At least 1 in 12 Chicago Public Schools students caught COVID-19 during past school year

Lisa R. Parker
A pre-kindergarten teacher reads a story to her students at Dawes Elementary in Chicago, Monday, Jan. 11, 2021. [AP Photo/Pool, Ashlee Rezin Garcia/Chicago Sun-Times]

With the school year now concluded, official Chicago Public Schools (CPS) numbers indicate at least 1 in 12 students caught COVID-19 during the 2021-2022 school year. These figures, staggering as they are, no doubt severely understate the real rate of infection among CPS students, teachers and other school workers, to say nothing of their contribution to disease spread, hospitalizations and deaths in the wider community.

This outcome is an indictment of the ruling class’s mass infection policy and the role of the unions, above all the Chicago Teachers Union (CTU), and its pseudo-left CORE(“Caucus of Rank-and-File Educators”) leadership in enforcing the unsafe reopening of schools during the pandemic.

According to the official CPS tracker, 22,568 students reported infections between August 29, 2021 and June 15, 2022, out of 272,000 students enrolled at regular district schools. This figure does not include infections among the 58,000 students enrolled at charter, contract or alternative learning schools. Nor does it include infection numbers for CPS workers or other adults, of which there were 9,477 officially reported.

Cases of COVID-19 among educators and students at CPS exploded toward the end of the school year following the abandonment of any pretense at mitigating spread, such as mandatory masking, in schools or the broader society. The last full week of the school year saw 901 students infected along with 469 adults. This is almost twice the number of students who were officially infected in the entire period from March 20, 2020, to August 28, 2021.

The week which ended May 14 recorded 730 cases among adults and 1,946 among students, with the latter number higher than any other week during the entire pandemic, including during the January Omicron surge. Although officially numbers for the following weeks dropped slightly, it is a near certainty the number of cases among students and CPS workers is much higher than what was officially recorded.
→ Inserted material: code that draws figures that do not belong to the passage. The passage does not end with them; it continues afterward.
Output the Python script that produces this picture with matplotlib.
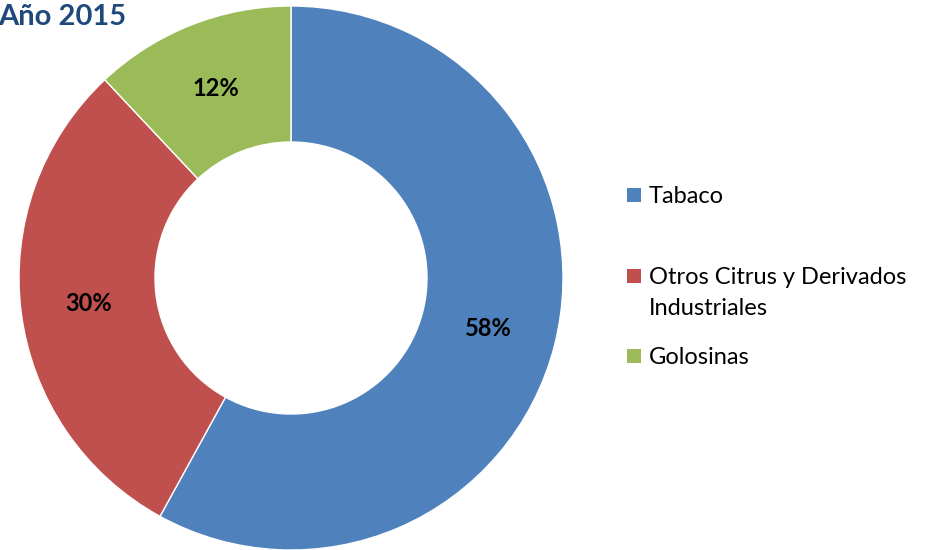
import matplotlib.pyplot as plt
from matplotlib.patches import Rectangle

categorias = ['Tabaco', 'Otros Citrus y Derivados\nIndustriales', 'Golosinas']
valores = [58, 30, 12]
colores = ['#4F81BD', '#C0504D', '#9BBB59']

plt.rcParams['font.family'] = ['Lato', 'DejaVu Sans']

W, H = 934, 550
fig = plt.figure(figsize=(W / 100, H / 100), dpi=100)

cx, cy, r = 291, 278, 272
ax = fig.add_axes([(cx - r) / W, (H - cy - r) / H, 2 * r / W, 2 * r / H])
wedges, _, autotexts = ax.pie(valores, colors=colores, startangle=90, counterclock=False,
                              radius=1, autopct='%1.0f%%', pctdistance=0.75,
                              wedgeprops=dict(width=0.5, edgecolor='white', linewidth=1),
                              textprops=dict(fontsize=17, fontweight='bold', color='black'))
ax.set_xlim(-1, 1)
ax.set_ylim(-1, 1)
ax.set_aspect('equal')
ax.axis('off')

fig.text(-2 / W, 1 - 17 / H, 'Año 2015', fontsize=21, fontweight='bold', color='#1F497D',
         va='center', ha='left')

# leyenda a mano, con el espaciado del original
filas = [195, 276, 356]
for cat, col, yy in zip(categorias, colores, filas):
    fig.patches.append(Rectangle((627 / W, 1 - (yy + 7) / H), 14 / W, 14 / H,
                                 transform=fig.transFigure, facecolor=col, edgecolor='none'))
    fig.text(649 / W, 1 - (yy - 9) / H, cat, fontsize=17, va='top', ha='left',
             color='black', linespacing=1.6)

fig.savefig('out.png', dpi=100)
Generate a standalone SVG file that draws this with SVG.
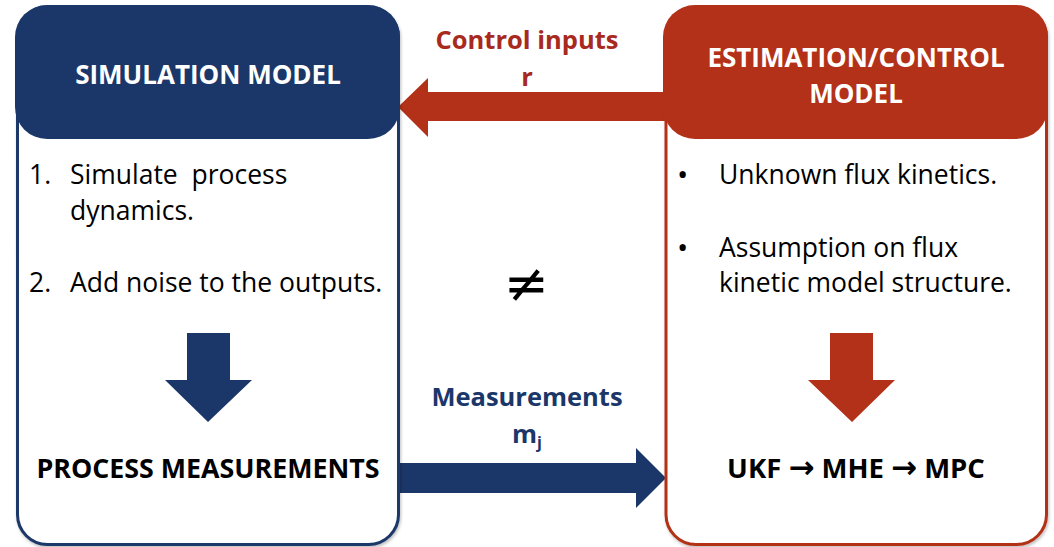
<svg xmlns="http://www.w3.org/2000/svg" width="1054" height="547" viewBox="0 0 1054 547">
<defs>
<filter id="sh" x="-5%" y="-5%" width="110%" height="110%">
<feDropShadow dx="1" dy="2" stdDeviation="1.5" flood-color="#000" flood-opacity="0.25"/>
</filter>
</defs>
<style>
.t{font-family:"Open Sans","Liberation Sans",sans-serif}
.hd{font-size:26px;font-weight:bold;fill:#fff;text-anchor:middle}
.bd{font-size:26.5px;fill:#000}
.bu{font-size:30px;fill:#000}
.lb{font-size:25.5px;font-weight:bold;text-anchor:middle}
.big{font-size:27.5px}
.pm{font-size:26.8px}
.ar{font-family:"DejaVu Sans",sans-serif;font-weight:bold;font-size:31px}
.blue{fill:#1B3769}
.red{fill:#B33118}
</style>
<rect width="1054" height="547" fill="#fff"/>
<g id="connectors">
<polygon class="red" points="398,107 428,78 428,92 668,92 668,121 428,121 428,137"/>
<polygon class="blue" points="398,463 636,463 636,448 666,478 636,508 636,493 398,493"/>
</g>
<g id="simulation-model">
<rect x="17.5" y="7" width="381" height="537.5" rx="30" fill="#fff" stroke="#1B3769" stroke-width="3" filter="url(#sh)"/>
<rect class="blue" x="15" y="5" width="385" height="134" rx="32"/>
<text class="t hd" x="208" y="84">SIMULATION MODEL</text>
<text class="t bd" x="29" y="184">1.</text>
<text class="t bd" x="70" y="184" xml:space="preserve">Simulate  process</text>
<text class="t bd" x="70" y="220">dynamics.</text>
<text class="t bd" x="29" y="292">2.</text>
<text class="t bd" x="70" y="292">Add noise to the outputs.</text>
<polygon class="blue" points="187,333 230,333 230,380 252,380 208,422 165,380 187,380"/>
<text class="t lb pm" x="208" y="478" fill="#000">PROCESS MEASUREMENTS</text>
</g>
<g id="estimation-control-model">
<rect x="666" y="7" width="380.5" height="537.5" rx="30" fill="#fff" stroke="#B33118" stroke-width="3" filter="url(#sh)"/>
<rect class="red" x="663" y="5" width="385" height="134" rx="32"/>
<text class="t hd" x="856" y="67">ESTIMATION/CONTROL</text>
<text class="t hd" x="856" y="103">MODEL</text>
<text class="t bu" x="677" y="185">•</text>
<text class="t bd" x="719" y="184">Unknown flux kinetics.</text>
<text class="t bu" x="677" y="258">•</text>
<text class="t bd" x="719" y="257">Assumption on flux</text>
<text class="t bd" x="719" y="292">kinetic model structure.</text>
<polygon class="red" points="830,333 873,333 873,380 895,380 852,422 808,380 830,380"/>
<text class="t lb big" x="856" y="478" fill="#000">UKF <tspan class="ar">→</tspan> MHE <tspan class="ar">→</tspan> MPC</text>
</g>
<g id="labels">
<text class="t lb" x="527" y="49" fill="#A82A1E">Control inputs</text>
<text class="t lb" x="527" y="86" fill="#A82A1E">r</text>
<text class="t lb" x="527" y="406" fill="#1B3769">Measurements</text>
<text class="t lb" x="527" y="443" fill="#1B3769">m<tspan style="font-size:16px" dy="5">j</tspan></text>
<text x="526" y="302" font-family="DejaVu Sans,sans-serif" font-size="54px" text-anchor="middle" fill="#000">≠</text>
</g>
</svg>
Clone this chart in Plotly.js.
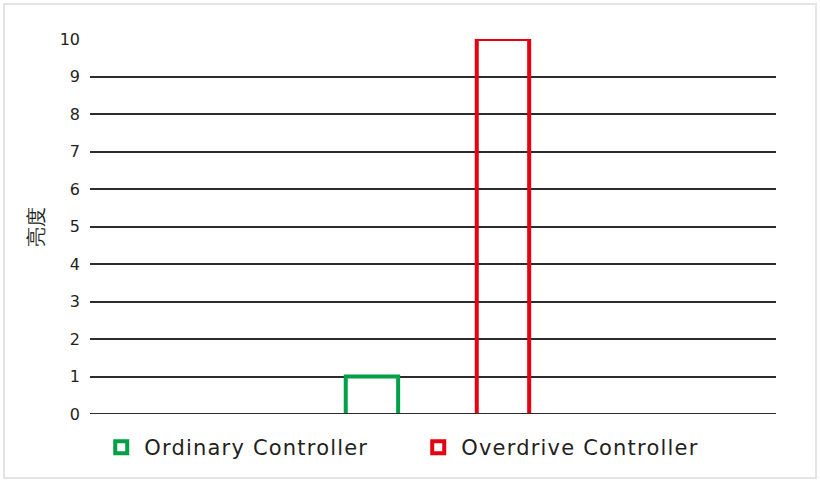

As a result of the constant stream of lies proclaiming the pandemic over and the decreased emphasis on testing and tracking, many cases, especially asymptomatic ones, are being ignored even though community spread continues to be high.

Beyond CPS, Chicago is now seeing 222 new official cases per day and a near doubling of the positivity rate to 10.8 percent since last week.

There is no doubt CPS is continuing their aggressive behind-the-scenes effort to suppress and cover up the numbers as much as possible. Additionally, CPS has refused to report deaths among either students or educators, such as Jonl Bush, a special education classroom assistant, who died last November. CPS’ contact tracing has been purposely inadequate, and officials have refused to track how schools have contributed to hospitalizations and deaths among family members or the broader community, even though Chicago has seen a cumulative 43,206 hospitalizations and 7,728 deaths from COVID-19.

An untold number of students, their families, and school workers are also now grappling with debilitating symptoms of Long COVID and are at greater risk of heart attacks and other cardiovascular events due to their infections. Studies have found that 30 percent or more of infections are followed by Long COVID syndrome, including among children.

The January remote work job action by Chicago educators

The horrific toll of COVID in CPS just within the last school year is a damning indictment of the catastrophic and profit-driven policies pursued by the Biden administration and the Democratic Party, with the support of the teacher unions.

The White House responded to the emergence of the Omicron variant last fall by abandoning even the inadequate “mitigation” strategy and adopting the deadly “herd immunity” policies of the previous Trump administration.